A final thought: in a penetrating and thought-provoking comment on the paper, Akhil Gupta (pers. comm.) suggested that the notion of ‘partiality’ (following Haraway) would be a preferable alternative to that of ‘arbitrariness’. This is in many ways appealing, not only because it would put my usage in line with that of many contributors to this volume, but also because the argument patently owes a large debt to Marilyn Strathern’s Partial Connections (2004). And yet, while both partial and arbitrary suggest a deferral of completeness, the relation between parts and wholes implied is not quite the same in each case. A partial account postulates and hankers after or runs from its (impossible?) whole; an arbitrary location just cuts holes through wholes: it is little more than a ‘clamp’ which keeps accounts flat, allowing ‘the actors to speak for themselves’ (see Latour 2005 and Krauss, this volume). Furthermore, the appeal of partial is at least in part due to its polysemy (as in incomplete, but also partisan, interested, not impartial), which has been very effectively used since the 1980s to wed a critique of holism to a critique of objectivity. Salutary as this demise of the ‘God’s eye view’ has been, arbitrary belongs to a different project: that of imagining new bases for a ‘post-posivist empiricism’[5].
M.C., Cambridge 25/08/08
[1] And (pace Gatt, this volume), ‘societies’ here refers to hybrid entities or matters of concern, not to social relations as divorced from the environment (cf. Candea 2008).

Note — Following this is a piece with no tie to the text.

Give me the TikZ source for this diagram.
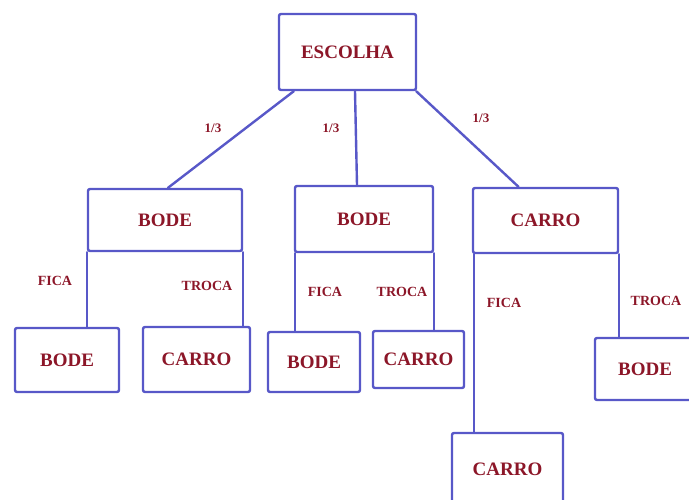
\documentclass[tikz,border=0pt]{standalone}
\usepackage{fontspec}
\setmainfont{Liberation Serif}
\usetikzlibrary{calc}
\definecolor{lineblue}{RGB}{88,88,200}
\definecolor{txtred}{RGB}{140,22,40}
\begin{document}
\begin{tikzpicture}[x=1pt,y=-1pt,
  box/.style={draw=lineblue,line width=2.4pt,rounded corners=2pt,fill=white,
    text=txtred,font=\fontsize{19}{21}\selectfont\bfseries,inner sep=0pt},
  lab/.style={text=txtred,font=\fontsize{14}{16}\selectfont\bfseries,inner sep=0pt},
  con/.style={draw=lineblue,line width=2.4pt,line cap=round}]
\useasboundingbox (0,0) rectangle (689,499);
\clip (0,0) rectangle (689,499);
% connectors first so boxes sit on top
\node[box,minimum width=137pt,minimum height=76pt] (esc) at (347.5,52) {ESCOLHA};
\node[box,minimum width=154pt,minimum height=62pt] (b1) at (165,220) {BODE};
\node[box,minimum width=138pt,minimum height=66pt] (b2) at (364,219) {BODE};
\node[box,minimum width=145pt,minimum height=65pt] (c) at (545.5,220.5) {CARRO};
\node[box,minimum width=104pt,minimum height=64pt] (l1) at (67,360) {BODE};
\node[box,minimum width=107pt,minimum height=65pt] (l2) at (196.5,359.5) {CARRO};
\node[box,minimum width=92pt,minimum height=60pt] (l3) at (314,362) {BODE};
\node[box,minimum width=91pt,minimum height=57pt] (l4) at (418.5,359.5) {CARRO};
\node[box,minimum width=100pt,minimum height=62pt] (l5) at (645,369) {BODE};
\node[box,minimum width=111pt,minimum height=72pt] (l6) at (507.5,469) {CARRO};
% connectors
\draw[con] ([xshift=16pt]esc.south west) -- ([xshift=3pt]b1.north);
\draw[con] ([xshift=7.5pt]esc.south) -- ([xshift=-7pt]b2.north);
\draw[con] ([xshift=-1pt]esc.south east) -- ([xshift=-27pt]c.north);
\draw[con] (b1.south west) -- (b1.south west |- l1.north);
\draw[con] (b1.south east) -- (b1.south east |- l2.north);
\draw[con] ([xshift=1pt]b2.south west) -- ([xshift=1pt]b2.south west |- l3.north);
\draw[con] (b2.south east) -- (b2.south east |- l4.north);
\draw[con] ([xshift=2pt]c.south west) -- ([xshift=2pt]c.south west |- l6.north);
\draw[con] (c.south east) -- (c.south east |- l5.north);
% labels
\node[lab,font=\fontsize{13}{15}\selectfont\bfseries] (p1) at (213,128) {1/3};
\node[lab,font=\fontsize{13}{15}\selectfont\bfseries] (p2) at (331,128) {1/3};
\node[lab,font=\fontsize{13}{15}\selectfont\bfseries] (p3) at (481,118) {1/3};
\node[lab] (f1) at (55,281) {FICA};
\node[lab] (t1) at (207,286) {TROCA};
\node[lab] (f2) at (325,292) {FICA};
\node[lab] (t2) at (402,292) {TROCA};
\node[lab] (f3) at (504,303) {FICA};
\node[lab] (t3) at (656,301) {TROCA};
\end{tikzpicture}
\end{document}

[2] After all, developing a holistic account may be precisely what is aimed at (e.g. Horst, this volume)
[3] as Cook, Laidlaw and Mair once again very clearly point out. In my own case one of the driving concerns behind this entire discussion was an interest in the holistic depiction of categories of identity (French, Corsican, etc.). Crucetta is arbitrary in relation to Corsicanness (it does not encompass it, represent it, or bear any necessary relation to it), but not in relation to my argument about or interest in Corsicanness (see Candea forthcoming).
[4] For instance Akhil Gupta (pers. comm.), and perhaps, by implication, Nadai & Maeder (this volume).